Este Rellán es un partidario absoluto de la austeridad: «En la comedia, la gracia está en la situación, como dijo Billy Wilder. No hace falta, por tanto, que hagas el payaso o pongas una cara rara. Es más preferible que te tomes en serio el desastre que está sucediendo, pongamos, en la mesa«. En ese sentido, el extraordinario trabajo realizado por el actor tetuaní en Tata mía (J. L. Borau, 1986), que le valió un Goya (convirtiéndose en el primer actor en ganar tal premio), debería ser visionado obligatoriamente por cualquier aprendiz de fingidor. Rellán (que interpreta, sin caer en la caricatura, a un falangista receloso) no irrumpe en el cuento de hadas: lo rompe. Este espigado actor secundario impregna la casa familiar con emanaciones de un impetuoso carácter (que es el de otra época, ya concluida), poniendo al servicio de Borau (quien no duda en exprimir los planos generales) la práctica totalidad de su cuerpo.

El milagro interpretativo

Poco importa que el rostro de Rellán no sea demasiado expresivo o donoso. De la misma forma que su presencia desprende en la pantalla un magnetismo envidiable, sus silencios y sus fraseos (el efecto de formar, enunciar y entonar las oraciones) son tan emocionantes, convincentes y sobrios que llegan a superar las deficiencias de algunos guiones parcos. «Toda mi aspiración -afirma el cómico tetuaní- pasa por conectar con uno de los espectadores». Unas veces de forma soterrada (cuando la gracia y la ironía se aúnan bajo un poso de amargura: tomemos como ejemplos la serie de TV Compañeros; El bosque animado; las dos entregas de El crack, 1981 y 1983, de Garci; Sangre de mayo, 2008, también del mismo cineasta) y otras con risotadas más o menos abiertas (Amanece, que no es poco, 1988, de Cuerda; El vuelo de la paloma, 1989, de García Sánchez; La vida alegre, 1987, y Bajarse al moro, 1988, ambas de Colomo), ese «milagro interpretativo» se da en la mayor parte de sus trabajos. Qué duda cabe.

Una metodología teatral

Miguel Rellán«¿No resulta injusto que no celebremos su magisterio, que no les convoquemos para nuestras reuniones de sociedad, que no les llamemos para nuestras películas, que no premiemos su experiencia?», escribió hace un tiempo en El Mundo Méndez-Leite. El realizador y crítico se refería a nuestros eminentes actores maduros, secundarios en su mayoría, como Emilio Gutiérrez Caba o el propio Rellán. Si bien es cierto que en el celuloide la carrera del tetuaní es vasta (unas setenta películas alumbran su currículum), siendo dirigido por algunos de los más grandes cineastas españoles (Fernán-Gómez, Saura, García Berlanga…), a mí también me indigna verlo haciendo algunos papeles insignificantes (y pienso, por ejemplo, en Tasio, 1984, de Armendáriz; en Sé infiel y no mires con quién, 1985, de Trueba; o en Cómo ser mujer y no morir en el intento, 1991, de Ana Belén…), muy por debajo de sus posibilidades. Lo cual demuestra, en su reverso, la asombrosa capacidad de este intérprete para (re)crear un personaje, al cual otorga -en un tiempo muy reducido- infinitud de matices. Y es ahí donde interviene la metodología aprendida en el teatro, ese noble arte que ensalza el estudio interior («La dificultad radica en saber cómo es tu personaje; si bosteza, si llora, si se ríe, si se cabrea…, es secundario», confiesa Rellán), el perfil, la réplica, la escucha. ¿El resultado de tanto trabajo? Los actores protagonistas se sienten escoltados: y la historia avanza.
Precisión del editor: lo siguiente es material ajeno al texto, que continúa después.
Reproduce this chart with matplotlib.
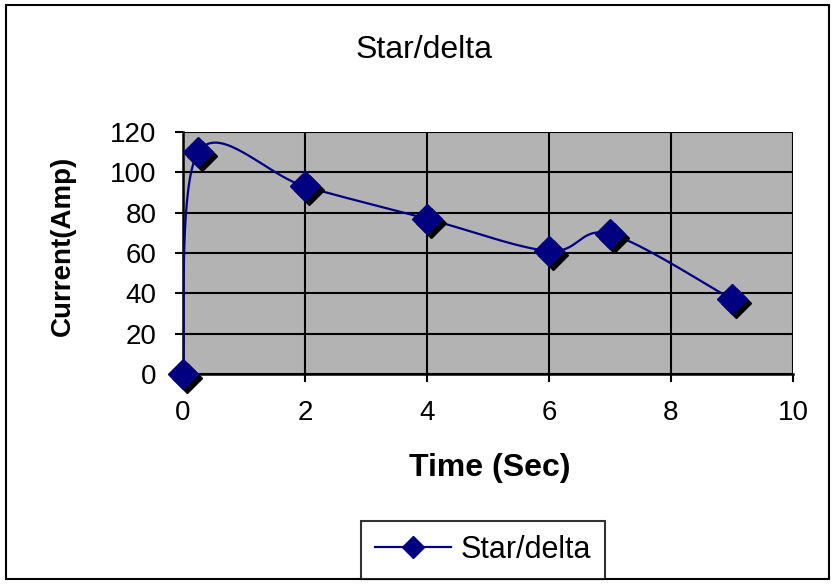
import matplotlib.pyplot as plt
import matplotlib.transforms as mtransforms
from matplotlib.lines import Line2D
from matplotlib.patches import Rectangle
import numpy as np

plt.rcParams['font.family'] = ['Liberation Sans', 'DejaVu Sans']

# data
time_s = [0, 0.25, 2, 4, 6, 7, 9]
current_a = [0, 110, 93, 77, 61, 69.5, 37]
series_name = 'Star/delta'


def smooth(xs, ys, n=40):
    # Excel-like smoothed line (uniform Catmull-Rom between the points)
    px = np.array(xs, float)
    py = np.array(ys, float)
    px = np.concatenate([[px[0]], px, [px[-1]]])
    py = np.concatenate([[py[0]], py, [py[-1]]])
    outx, outy = [], []
    t = np.linspace(0, 1, n)
    for i in range(1, len(px) - 2):
        x0, x1, x2, x3 = px[i - 1:i + 3]
        y0, y1, y2, y3 = py[i - 1:i + 3]
        cx1 = x1 + (x2 - x0) / 6
        cy1 = y1 + (y2 - y0) / 6
        cx2 = x2 - (x3 - x1) / 6
        cy2 = y2 - (y3 - y1) / 6
        bx = (1 - t) ** 3 * x1 + 3 * (1 - t) ** 2 * t * cx1 + 3 * (1 - t) * t ** 2 * cx2 + t ** 3 * x2
        by = (1 - t) ** 3 * y1 + 3 * (1 - t) ** 2 * t * cy1 + 3 * (1 - t) * t ** 2 * cy2 + t ** 3 * y2
        outx.extend(bx)
        outy.extend(by)
    return outx, outy


fig = plt.figure(figsize=(8.34, 5.84), dpi=100)
fig.patch.set_facecolor('white')
fig.patches.append(Rectangle((6 / 834, 5 / 584), 823 / 834, 574 / 584, transform=fig.transFigure,
                             fill=False, edgecolor='black', linewidth=1.5))

ax = fig.add_axes([183 / 834, 1 - 374 / 584, 610 / 834, 242 / 584])
ax.set_facecolor('#b3b3b3')

sx, sy = smooth(time_s, current_a)
ax.plot(sx, sy, color='#000080', linewidth=1.6, zorder=3)

# shadowed diamond markers
shadow = mtransforms.offset_copy(ax.transData, fig=fig, x=4, y=-4, units='dots')
ax.plot(time_s, current_a, linestyle='none', marker='D', markersize=15, color='black',
        transform=shadow, zorder=4, clip_on=False)
ax.plot(time_s, current_a, linestyle='none', marker='D', markersize=15, color='#000080',
        zorder=5, clip_on=False)

ax.set_xlim(0, 10)
ax.set_ylim(0, 120)
ax.set_xticks(range(0, 11, 2))
ax.set_yticks(range(0, 121, 20))
ax.grid(True, color='black', linewidth=1.5)
ax.set_axisbelow(True)
for sp in ax.spines.values():
    sp.set_visible(False)
ax.spines['left'].set_visible(True)
ax.spines['bottom'].set_visible(True)
ax.spines['left'].set_linewidth(1.8)
ax.spines['bottom'].set_linewidth(1.8)
ax.tick_params(direction='out', length=6, width=1.5, labelsize=20)
ax.tick_params(axis='x', pad=13)
ax.tick_params(axis='y', pad=13)

fig.text(490 / 834, 1 - 468 / 584, 'Time (Sec)', fontsize=23, fontweight='bold', ha='center', va='center')
fig.text(63 / 834, 1 - 246 / 584, 'Current(Amp)', fontsize=20, fontweight='bold', rotation=90,
         ha='center', va='center')
fig.text(424 / 834, 1 - 50 / 584, 'Star/delta', fontsize=23, ha='center', va='center')

handle = Line2D([], [], color='#000080', marker='D', markersize=11, linewidth=1.6)
leg = fig.legend([handle], [series_name], loc='center', bbox_to_anchor=(483 / 834, 1 - 550 / 584),
                 fontsize=22, frameon=True, fancybox=False, edgecolor='black', handlelength=2.5,
                 handletextpad=0.3, borderpad=0.45, borderaxespad=0)
leg.get_frame().set_linewidth(1.5)

plt.savefig('out.png', dpi=100)
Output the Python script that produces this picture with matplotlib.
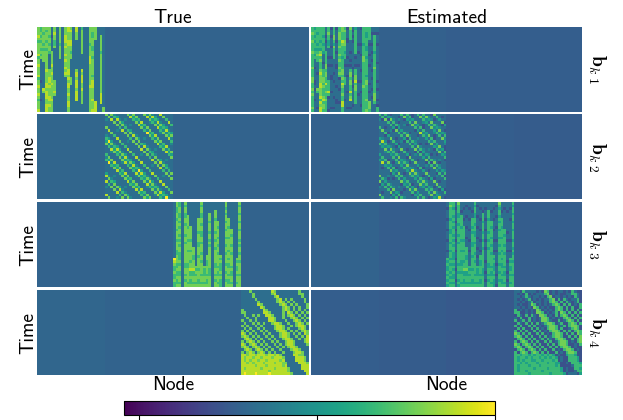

«Nosotros, la generación del teatro independiente y clandestino -me confirma Rellán, parafraseando a su colega Santiago Ramos-, nos promocionamos fatal. Claro que nos metimos en este oficio para cambiar el mundo, no para ser actores famosos. La idea del grupo, del proyecto, de la función, siempre estará en nuestra mente por encima de cualquier individualidad». Ojalá el presente artículo sirva para poner de una vez por todas en su lugar a este fabuloso guardaespaldas, sobre quien se edifica la solidez de muchos repartos; a este profesor de funámbulos que contiene (y dota de credibilidad) como nadie a los personajes excéntricos; a este Rellán cuyo discurso cadencioso siempre desprende autoridad. Y embelesa. En el escenario o en la cafetería.